Council food waste an undervalued resource
Many local authorities recognise the resource potential of household food waste but more support from Government is needed to sustain council projects, argues Charlotte Morton
The Department for Communities and Local Government’s announcement of the 90 projects that successfully bid for a share of its £250m fund to support weekly bin collections has proved a mixed blessing for the anaerobic digestion (AD) sector.
While around 20 councils plan to use the money to introduce separate weekly food waste collection schemes, most of the bidders will not pursue these measures.
Not only is this a missed opportunity to put in place more sustainable collection schemes, but it also fails to remove biodegradable waste contamination from dry recyclates.

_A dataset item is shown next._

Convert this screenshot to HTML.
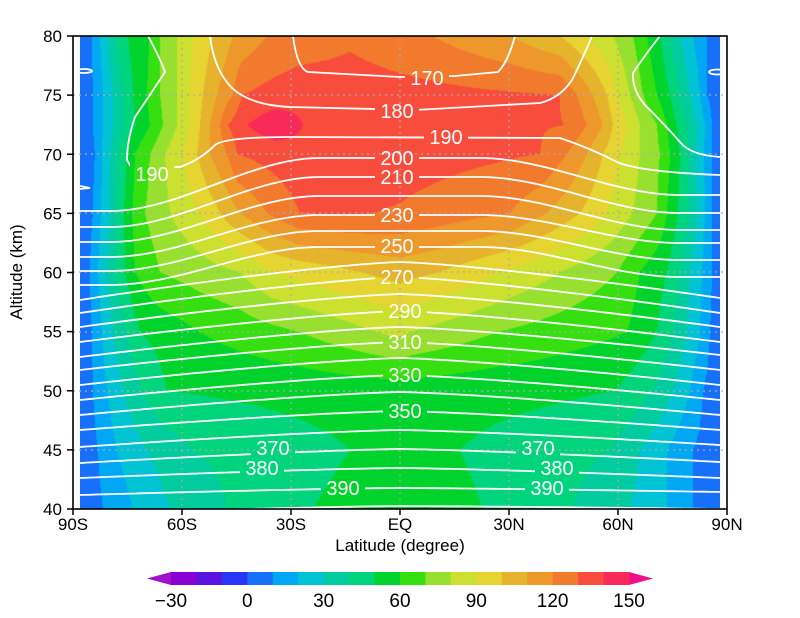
<!DOCTYPE html>
<html><head><meta charset="utf-8">
<style>
html,body{margin:0;padding:0;background:#fff;}
#wrap{position:relative;width:800px;height:618px;overflow:hidden;font-family:"Liberation Sans","DejaVu Sans",sans-serif;}
canvas{position:absolute;left:80px;top:36px;}
svg{position:absolute;left:0;top:0;}
</style></head><body>
<div id="wrap">
<canvas id="c" width="640" height="473"></canvas>
<svg id="s" width="800" height="618" viewBox="0 0 800 618">
<defs>
<mask id="m" maskUnits="userSpaceOnUse" x="0" y="0" width="800" height="618">
<rect x="0" y="0" width="800" height="618" fill="#fff"/>
<g fill="#000" id="maskg"></g>
</mask>
<clipPath id="cp"><rect x="80" y="36" width="640" height="473"/></clipPath>
</defs>
<g id="grid" stroke="#aaa" stroke-width="1.2" stroke-dasharray="2,4"></g>
<g id="lines" fill="none" stroke="#fff" stroke-width="1.8" mask="url(#m)" clip-path="url(#cp)">
<path d="M293,36 Q297,68 308,72 L400,77 L455,76 L498,72 Q508,62 515,36"/>
<path d="M210,36 Q214,70 232,88 Q250,105 290,107 L415,110 L540,103 Q560,98 572,80 Q582,60 592,36"/>
<path d="M148,36 Q160,58 165,72 Q150,95 135,117 Q127,140 127,160 L131,167 L180,167 Q200,160 215,145 Q225,137 290,137 L560,138 Q590,148 617,162 Q640,172 720,175"/>
<path d="M660,36 Q645,55 633,73 Q632,90 645,105 Q665,125 680,142 Q690,155 720,157"/>
<ellipse cx="84" cy="71" rx="8" ry="2"/>
<ellipse cx="717" cy="72" rx="8" ry="2.5"/>
<path d="M80,186 L90,188 L80,189"/>
</g>
<g id="labs" fill="#fff" font-size="20" text-anchor="middle" dominant-baseline="central"></g>
<rect x="73" y="36" width="654" height="473" fill="none" stroke="#000" stroke-width="1.6"/>
<g id="ax" font-size="17" fill="#000"></g>
<text x="400" y="551" font-size="17" text-anchor="middle">Latitude (degree)</text>
<text transform="translate(22,272) rotate(-90)" font-size="17" text-anchor="middle">Altitude (km)</text>
<g id="cb"></g>
</svg>
</div>
<script>
var cols=["#8a00d4","#5a14e0","#2a36f5","#1670fa","#00a8f4","#00c4d4","#00cca0","#00d47c","#00d42c","#36e010","#98e030","#cce030","#e6d430","#e6b42c","#ee982c","#f27a2c","#f84c3c","#f82a58"];
function hex(h){return [parseInt(h.substr(1,2),16),parseInt(h.substr(3,2),16),parseInt(h.substr(5,2),16)];}
var rows=[
[36,[[80,3],[92,10],[100,20],[108,30],[116,40],[127,50],[150,60],[160,70],[177,80],[193,90],[213,100],[233,110],[267,120],[350,128],[433,120],[510,110],[560,100],[587,90],[613,80],[633,70],[647,60],[660,50],[670,40],[680,30],[693,20],[707,10],[720,3]]],
[95,[[80,3],[93,10],[103,20],[113,30],[123,40],[133,50],[147,60],[160,70],[177,80],[190,90],[203,100],[217,110],[233,120],[242,130],[300,137],[400,134],[560,130],[577,120],[593,110],[607,100],[617,90],[630,80],[643,70],[657,60],[670,50],[680,40],[690,30],[700,20],[707,10],[720,3]]],
[125,[[80,3],[93,10],[103,20],[113,30],[123,40],[135,50],[150,60],[163,70],[177,80],[190,90],[200,100],[210,110],[220,120],[228,130],[247,140],[275,147],[303,140],[400,135],[567,130],[587,120],[603,110],[613,100],[627,90],[640,80],[657,70],[667,60],[677,50],[687,40],[697,30],[705,20],[712,10],[720,3]]],
[154,[[80,3],[95,10],[102,20],[110,30],[118,40],[127,50],[135,60],[150,70],[165,80],[183,90],[197,100],[210,110],[227,120],[237,130],[300,137],[400,135],[540,130],[567,120],[587,110],[603,100],[620,90],[640,80],[660,70],[670,60],[680,50],[688,40],[696,30],[704,20],[712,10],[720,3]]],
[213,[[80,3],[93,10],[101,20],[110,30],[117,40],[124,50],[132,60],[145,70],[170,80],[200,90],[220,100],[240,110],[267,120],[300,130],[350,131],[400,129],[510,120],[547,110],[580,100],[607,90],[633,80],[657,70],[667,60],[678,50],[688,40],[697,30],[705,20],[712,10],[720,3]]],
[272,[[80,3],[90,10],[98,20],[106,30],[115,40],[125,50],[135,60],[160,70],[240,80],[273,90],[360,100],[400,104],[440,100],[500,90],[560,80],[617,70],[640,60],[667,50],[680,40],[690,30],[702,20],[712,10],[720,3]]],
[332,[[80,3],[92,10],[102,20],[113,30],[127,40],[140,50],[200,60],[300,70],[377,80],[400,83],[410,80],[497,70],[627,60],[657,50],[673,40],[687,30],[700,20],[710,10],[720,3]]],
[391,[[80,3],[93,10],[107,20],[123,30],[142,40],[167,50],[300,53],[400,55],[550,52],[615,50],[653,40],[673,30],[690,20],[703,10],[720,3]]],
[450,[[80,3],[98,10],[117,20],[147,30],[193,40],[350,50],[400,54],[460,50],[610,40],[640,30],[667,20],[693,10],[720,3]]],
[509,[[80,3],[103,10],[133,20],[170,30],[227,40],[313,50],[400,56],[483,50],[573,40],[630,30],[667,20],[693,10],[720,3]]]
];
function rowVal(p,x){if(x<=p[0][0])return p[0][1];for(var i=1;i<p.length;i++){if(x<=p[i][0]){var a=p[i-1],b=p[i];return a[1]+(b[1]-a[1])*(x-a[0])/(b[0]-a[0]);}}return p[p.length-1][1];}
var cv=document.getElementById('c'),ctx=cv.getContext('2d');
var img=ctx.createImageData(640,473),d=img.data;
var rgb=cols.map(hex),lo=hex("#a010c8"),hi=hex("#f0108c");
for(var py=0;py<473;py++){var y=py+36.5;var r=0;while(r<rows.length-2&&y>rows[r+1][0])r++;
 var t=(y-rows[r][0])/(rows[r+1][0]-rows[r][0]);t=Math.max(0,Math.min(1,t));
 for(var px=0;px<640;px++){var x=px+80.5;var v=rowVal(rows[r][1],x)*(1-t)+rowVal(rows[r+1][1],x)*t;
  var i=Math.floor((v+30)/10);var c=i<0?lo:(i>17?hi:rgb[i]);var k=(py*640+px)*4;d[k]=c[0];d[k+1]=c[1];d[k+2]=c[2];d[k+3]=255;}}
ctx.putImageData(img,0,0);
var NS="http://www.w3.org/2000/svg";
function el(n,a,p,txt){var e=document.createElementNS(NS,n);for(var k in a)e.setAttribute(k,a[k]);if(txt!==undefined)e.textContent=txt;p.appendChild(e);return e;}
var g=document.getElementById('grid');
[182,291,400,509,618].forEach(function(x){el('line',{x1:x,y1:36,x2:x,y2:509},g);});
[95,154,213,272,332,391,450].forEach(function(y){el('line',{x1:73,y1:y,x2:727,y2:y},g);});
var L=[[200,158,211,195],[210,177,227,213],[220,196,242,230],[230,215,257,243],[240,231,271,260],[250,247,285,277],[260,262,300,298],[270,277,313,313],[280,294,327,327],[290,311,342,342],[300,327,357,355],[310,342,370,370],[320,358,385,385],[330,375,400,400],[340,392,415,415],[350,411,430,430],[360,430,447,445],[370,449,463,462],[380,468,478,478],[390,488,495,492],[400,506,514,509]];
function ss(t){t=Math.max(0,Math.min(1,t));return t*t*(3-2*t);}
var lg=document.getElementById('lines');
L.forEach(function(l){var T=l[0],yc=l[1],yl=l[2],yr=l[3],s="";
 for(var x=80;x<=720;x+=4){var y;
  if(x<400){var w=T<=250?ss((320-x)/210):Math.pow((400-x)/320,1.3);y=yc+(yl-yc)*w;}
  else{var w=T<=250?ss((x-480)/200):Math.pow((x-400)/320,1.3);y=yc+(yr-yc)*w;}
  s+=(x==80?"M":"L")+x+","+y.toFixed(1);}
 el('path',{d:s},lg);});
var labs=[["170",427,78],["180",397,111],["190",152,174],["190",446,137],["200",397,158],["210",397,177],["230",397,215],["250",397,246],["270",397,277],["290",405,311],["310",405,342],["330",405,375],["350",405,411],["370",273,448],["370",538,448],["380",262,468],["380",557,468],["390",343,488],["390",547,488]];
var mg=document.getElementById('maskg'),lb=document.getElementById('labs');
labs.forEach(function(a){el('rect',{x:a[1]-22,y:a[2]-10,width:44,height:20},mg);el('text',{x:a[1],y:a[2]+1},lb,a[0]);});
var ax=document.getElementById('ax');
var ylab=[80,75,70,65,60,55,50,45,40];
ylab.forEach(function(v,i){var y=36+i*59.125;el('line',{x1:67,y1:y,x2:73,y2:y,stroke:"#000","stroke-width":1.5},ax);el('text',{x:62,y:y+6,"text-anchor":"end"},ax,String(v));});
var xl=["90S","60S","30S","EQ","30N","60N","90N"];
xl.forEach(function(v,i){var x=73+i*109;el('line',{x1:x,y1:509,x2:x,y2:515,stroke:"#000","stroke-width":1.5},ax);el('text',{x:x,y:530,"text-anchor":"middle"},ax,v);});
var cb=document.getElementById('cb');
el('polygon',{points:"147,578.5 171,572 171,585",fill:"#a010c8"},cb);
el('polygon',{points:"653,578.5 629,572 629,585",fill:"#f0108c"},cb);
for(var i=0;i<18;i++){var x0=171+i*25.444;el('rect',{x:x0,y:572,width:25.8,height:13,fill:cols[i]},cb);}
["\u221230","0","30","60","90","120","150"].forEach(function(v,i){el('text',{x:171+i*76.33,y:607,"font-size":19,"text-anchor":"middle"},cb,v);});
</script>
</body></html>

It is also disappointing given the public’s perception of weekly food waste collections – 70% of residents with existing collections have a positive impression of them, with just 8% viewing them negatively.
Despite this, the weighting criteria by which bids were judged for the fund put weekly food waste collections bottom of the list of priorities.
Some local authorities have responded by encouraging more sustainable resource management and maximising the value of their waste streams.
Oadby and Wigston Borough Council in partnership with Leicestershire County Council will not only provide weekly food waste collections but will also implement a recycling scheme called “My Street” which will make residents of each street aware of how they are performing on recycling compared to others.
Lewes District Council is set to almost double recycling rates in 2013, from 23% to 42%, due in part to the introduction of weekly food waste collections that are treated through in-vessel composting, with an aspiration to introduce AD in the near future.
Public engagement is critical; households with existing food waste collections have scored feedback to residents as the weakest element of the service.
Greater information about waste can help reduce waste arising in the first place, win support for recycling schemes, and reduce contamination in separated collections.
A relatively small number of successful bidders, including Wolverhampton City Council and Southend-on-Sea Borough Council, will use the food waste collected for AD, while Northamptonshire Waste Partnership has been given permission to build several AD plants to treat the food waste.
Some local authorities are also looking at the benefits which renewable energy from AD could bring them directly by upgrading biogas to biomethane for use in vehicles.
The London Borough of Greenwich has partnered with the Anaerobic Digestion and Biogas Association to produce a database of gas refuelling infrastructure, which will look to support the roll out of biomethane vehicles across the country.
This thinking reflects a growing recognition of the potential in our waste, but there is still some distance to travel to truly appreciate its value.
At a time when the Government is pursuing a “shale gas revolution” for energy security, the ability to generate green biogas with none of the environmental concerns needs to be much more widely embraced.
Just as importantly, our food security is dependent on closing the nutrient loop, rather than wasting finite resources such as phosphorus. AD is central to both, and around a third of its UK potential comes from the biodegradable fraction of municipal solid waste.
Councils need a supportive framework from central government to help them realise the benefits of separate food waste collections in general, and AD and biogas in particular.
England needs stable policies which remove biodegradable waste from landfill; encourage separate weekly collections of food waste; provide increased financial security for potential investors in AD plants; and ensure we make better use of resources overall.
As well as moving us closer to “closed loop” food production and helping to deliver renewable energy targets, this could bring significant benefits to green growth, waste reduction and value for money for local tax payers.